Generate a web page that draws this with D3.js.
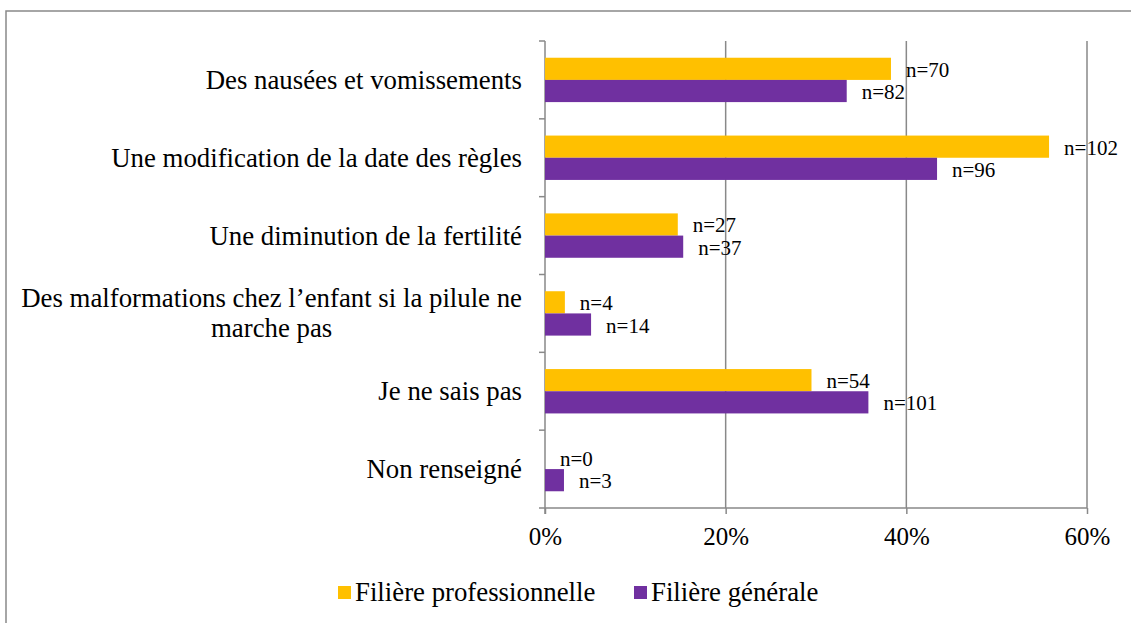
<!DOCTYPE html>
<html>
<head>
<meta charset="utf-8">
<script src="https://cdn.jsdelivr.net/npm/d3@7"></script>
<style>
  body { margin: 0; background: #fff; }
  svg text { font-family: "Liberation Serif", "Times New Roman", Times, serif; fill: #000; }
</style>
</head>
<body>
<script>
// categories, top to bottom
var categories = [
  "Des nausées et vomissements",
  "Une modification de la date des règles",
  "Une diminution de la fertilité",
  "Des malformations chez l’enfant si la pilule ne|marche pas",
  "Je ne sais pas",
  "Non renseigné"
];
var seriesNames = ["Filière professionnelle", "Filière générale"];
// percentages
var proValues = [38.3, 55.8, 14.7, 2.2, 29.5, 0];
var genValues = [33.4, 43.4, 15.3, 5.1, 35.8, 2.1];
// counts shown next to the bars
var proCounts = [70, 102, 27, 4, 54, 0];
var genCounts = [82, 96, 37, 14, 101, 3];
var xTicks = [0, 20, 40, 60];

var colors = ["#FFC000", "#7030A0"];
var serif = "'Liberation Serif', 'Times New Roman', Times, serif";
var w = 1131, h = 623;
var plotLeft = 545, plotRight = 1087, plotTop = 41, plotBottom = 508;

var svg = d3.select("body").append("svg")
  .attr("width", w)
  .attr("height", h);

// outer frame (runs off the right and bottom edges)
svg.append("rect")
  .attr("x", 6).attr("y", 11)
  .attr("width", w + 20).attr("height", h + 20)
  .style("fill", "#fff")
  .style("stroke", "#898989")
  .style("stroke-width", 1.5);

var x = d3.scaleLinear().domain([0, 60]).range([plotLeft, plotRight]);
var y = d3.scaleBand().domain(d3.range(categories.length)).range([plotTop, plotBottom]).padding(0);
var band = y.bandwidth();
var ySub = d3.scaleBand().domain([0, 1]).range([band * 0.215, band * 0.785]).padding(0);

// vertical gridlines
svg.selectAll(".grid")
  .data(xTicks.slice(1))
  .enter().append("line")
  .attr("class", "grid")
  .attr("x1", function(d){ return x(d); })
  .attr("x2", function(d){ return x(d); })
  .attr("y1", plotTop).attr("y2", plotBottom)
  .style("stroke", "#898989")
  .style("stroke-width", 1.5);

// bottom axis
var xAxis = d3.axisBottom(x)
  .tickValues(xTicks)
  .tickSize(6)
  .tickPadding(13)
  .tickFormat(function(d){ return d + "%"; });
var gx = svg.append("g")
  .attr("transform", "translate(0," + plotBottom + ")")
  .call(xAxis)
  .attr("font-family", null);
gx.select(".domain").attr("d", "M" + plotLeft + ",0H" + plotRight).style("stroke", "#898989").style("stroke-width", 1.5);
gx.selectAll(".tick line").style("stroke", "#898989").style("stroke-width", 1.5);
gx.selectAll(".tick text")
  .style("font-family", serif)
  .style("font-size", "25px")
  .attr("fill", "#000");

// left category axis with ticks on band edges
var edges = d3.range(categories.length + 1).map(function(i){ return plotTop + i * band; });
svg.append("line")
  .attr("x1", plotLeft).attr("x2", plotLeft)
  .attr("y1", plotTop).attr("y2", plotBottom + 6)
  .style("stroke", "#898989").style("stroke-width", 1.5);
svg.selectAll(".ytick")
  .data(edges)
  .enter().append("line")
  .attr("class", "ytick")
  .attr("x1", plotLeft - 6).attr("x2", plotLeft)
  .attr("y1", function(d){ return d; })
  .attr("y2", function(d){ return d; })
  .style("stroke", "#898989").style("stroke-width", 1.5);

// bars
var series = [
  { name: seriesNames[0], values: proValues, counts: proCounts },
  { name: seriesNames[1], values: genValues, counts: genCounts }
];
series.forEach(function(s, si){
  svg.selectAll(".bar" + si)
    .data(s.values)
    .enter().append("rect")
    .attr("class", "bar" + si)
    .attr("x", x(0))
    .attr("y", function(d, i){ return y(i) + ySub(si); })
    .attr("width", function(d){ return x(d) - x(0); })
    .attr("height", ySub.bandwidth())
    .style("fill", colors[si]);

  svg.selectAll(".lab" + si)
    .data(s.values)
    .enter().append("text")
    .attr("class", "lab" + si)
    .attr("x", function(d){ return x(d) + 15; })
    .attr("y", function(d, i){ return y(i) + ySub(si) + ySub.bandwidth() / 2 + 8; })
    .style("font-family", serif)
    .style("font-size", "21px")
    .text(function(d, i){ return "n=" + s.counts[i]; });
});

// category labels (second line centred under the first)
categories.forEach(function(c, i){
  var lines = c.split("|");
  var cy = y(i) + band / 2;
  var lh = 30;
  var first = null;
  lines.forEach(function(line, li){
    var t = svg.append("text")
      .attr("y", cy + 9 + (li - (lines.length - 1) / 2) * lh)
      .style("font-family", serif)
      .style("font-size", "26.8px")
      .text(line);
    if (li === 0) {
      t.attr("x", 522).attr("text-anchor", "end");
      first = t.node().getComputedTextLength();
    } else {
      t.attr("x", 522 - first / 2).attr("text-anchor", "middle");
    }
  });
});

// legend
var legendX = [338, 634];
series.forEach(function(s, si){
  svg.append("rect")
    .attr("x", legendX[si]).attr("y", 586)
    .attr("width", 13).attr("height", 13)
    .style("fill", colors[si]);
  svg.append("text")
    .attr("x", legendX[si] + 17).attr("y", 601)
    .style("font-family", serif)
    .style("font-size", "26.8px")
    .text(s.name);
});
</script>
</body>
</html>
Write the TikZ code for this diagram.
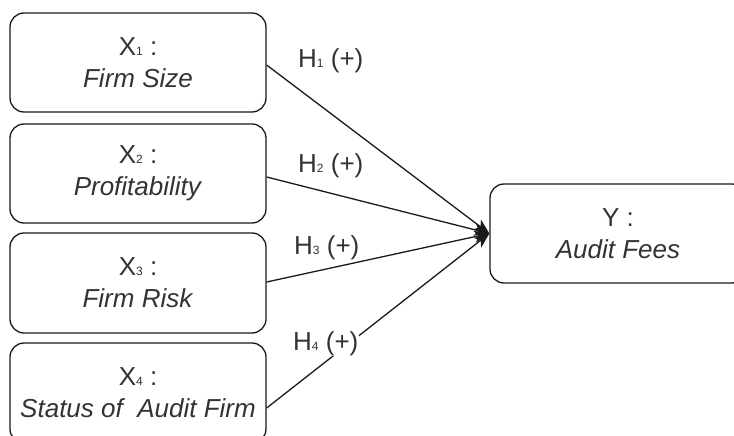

Task requirements. The records above should be reproduced exactly, with no pictures included.

Task result.
Generate a web page that draws this with D3.js.
<!DOCTYPE html>
<html>
<head>
<meta charset="utf-8">
<script src="https://cdn.jsdelivr.net/npm/d3@7"></script>
<style>
  body { margin: 0; background: #fff; }
  svg text { font-family: "Liberation Serif", "Times New Roman", Times, serif; fill: #000; }
</style>
</head>
<body>
<script>
// categories, top to bottom
var categories = [
  "Des nausées et vomissements",
  "Une modification de la date des règles",
  "Une diminution de la fertilité",
  "Des malformations chez l’enfant si la pilule ne|marche pas",
  "Je ne sais pas",
  "Non renseigné"
];
var seriesNames = ["Filière professionnelle", "Filière générale"];
// percentages
var proValues = [38.3, 55.8, 14.7, 2.2, 29.5, 0];
var genValues = [33.4, 43.4, 15.3, 5.1, 35.8, 2.1];
// counts shown next to the bars
var proCounts = [70, 102, 27, 4, 54, 0];
var genCounts = [82, 96, 37, 14, 101, 3];
var xTicks = [0, 20, 40, 60];

var colors = ["#FFC000", "#7030A0"];
var serif = "'Liberation Serif', 'Times New Roman', Times, serif";
var w = 1131, h = 623;
var plotLeft = 545, plotRight = 1087, plotTop = 41, plotBottom = 508;

var svg = d3.select("body").append("svg")
  .attr("width", w)
  .attr("height", h);

// outer frame (runs off the right and bottom edges)
svg.append("rect")
  .attr("x", 6).attr("y", 11)
  .attr("width", w + 20).attr("height", h + 20)
  .style("fill", "#fff")
  .style("stroke", "#898989")
  .style("stroke-width", 1.5);

var x = d3.scaleLinear().domain([0, 60]).range([plotLeft, plotRight]);
var y = d3.scaleBand().domain(d3.range(categories.length)).range([plotTop, plotBottom]).padding(0);
var band = y.bandwidth();
var ySub = d3.scaleBand().domain([0, 1]).range([band * 0.215, band * 0.785]).padding(0);

// vertical gridlines
svg.selectAll(".grid")
  .data(xTicks.slice(1))
  .enter().append("line")
  .attr("class", "grid")
  .attr("x1", function(d){ return x(d); })
  .attr("x2", function(d){ return x(d); })
  .attr("y1", plotTop).attr("y2", plotBottom)
  .style("stroke", "#898989")
  .style("stroke-width", 1.5);

// bottom axis
var xAxis = d3.axisBottom(x)
  .tickValues(xTicks)
  .tickSize(6)
  .tickPadding(13)
  .tickFormat(function(d){ return d + "%"; });
var gx = svg.append("g")
  .attr("transform", "translate(0," + plotBottom + ")")
  .call(xAxis)
  .attr("font-family", null);
gx.select(".domain").attr("d", "M" + plotLeft + ",0H" + plotRight).style("stroke", "#898989").style("stroke-width", 1.5);
gx.selectAll(".tick line").style("stroke", "#898989").style("stroke-width", 1.5);
gx.selectAll(".tick text")
  .style("font-family", serif)
  .style("font-size", "25px")
  .attr("fill", "#000");

// left category axis with ticks on band edges
var edges = d3.range(categories.length + 1).map(function(i){ return plotTop + i * band; });
svg.append("line")
  .attr("x1", plotLeft).attr("x2", plotLeft)
  .attr("y1", plotTop).attr("y2", plotBottom + 6)
  .style("stroke", "#898989").style("stroke-width", 1.5);
svg.selectAll(".ytick")
  .data(edges)
  .enter().append("line")
  .attr("class", "ytick")
  .attr("x1", plotLeft - 6).attr("x2", plotLeft)
  .attr("y1", function(d){ return d; })
  .attr("y2", function(d){ return d; })
  .style("stroke", "#898989").style("stroke-width", 1.5);

// bars
var series = [
  { name: seriesNames[0], values: proValues, counts: proCounts },
  { name: seriesNames[1], values: genValues, counts: genCounts }
];
series.forEach(function(s, si){
  svg.selectAll(".bar" + si)
    .data(s.values)
    .enter().append("rect")
    .attr("class", "bar" + si)
    .attr("x", x(0))
    .attr("y", function(d, i){ return y(i) + ySub(si); })
    .attr("width", function(d){ return x(d) - x(0); })
    .attr("height", ySub.bandwidth())
    .style("fill", colors[si]);

  svg.selectAll(".lab" + si)
    .data(s.values)
    .enter().append("text")
    .attr("class", "lab" + si)
    .attr("x", function(d){ return x(d) + 15; })
    .attr("y", function(d, i){ return y(i) + ySub(si) + ySub.bandwidth() / 2 + 8; })
    .style("font-family", serif)
    .style("font-size", "21px")
    .text(function(d, i){ return "n=" + s.counts[i]; });
});

// category labels (second line centred under the first)
categories.forEach(function(c, i){
  var lines = c.split("|");
  var cy = y(i) + band / 2;
  var lh = 30;
  var first = null;
  lines.forEach(function(line, li){
    var t = svg.append("text")
      .attr("y", cy + 9 + (li - (lines.length - 1) / 2) * lh)
      .style("font-family", serif)
      .style("font-size", "26.8px")
      .text(line);
    if (li === 0) {
      t.attr("x", 522).attr("text-anchor", "end");
      first = t.node().getComputedTextLength();
    } else {
      t.attr("x", 522 - first / 2).attr("text-anchor", "middle");
    }
  });
});

// legend
var legendX = [338, 634];
series.forEach(function(s, si){
  svg.append("rect")
    .attr("x", legendX[si]).attr("y", 586)
    .attr("width", 13).attr("height", 13)
    .style("fill", colors[si]);
  svg.append("text")
    .attr("x", legendX[si] + 17).attr("y", 601)
    .style("font-family", serif)
    .style("font-size", "26.8px")
    .text(s.name);
});
</script>
</body>
</html>
Write the TikZ code for this diagram.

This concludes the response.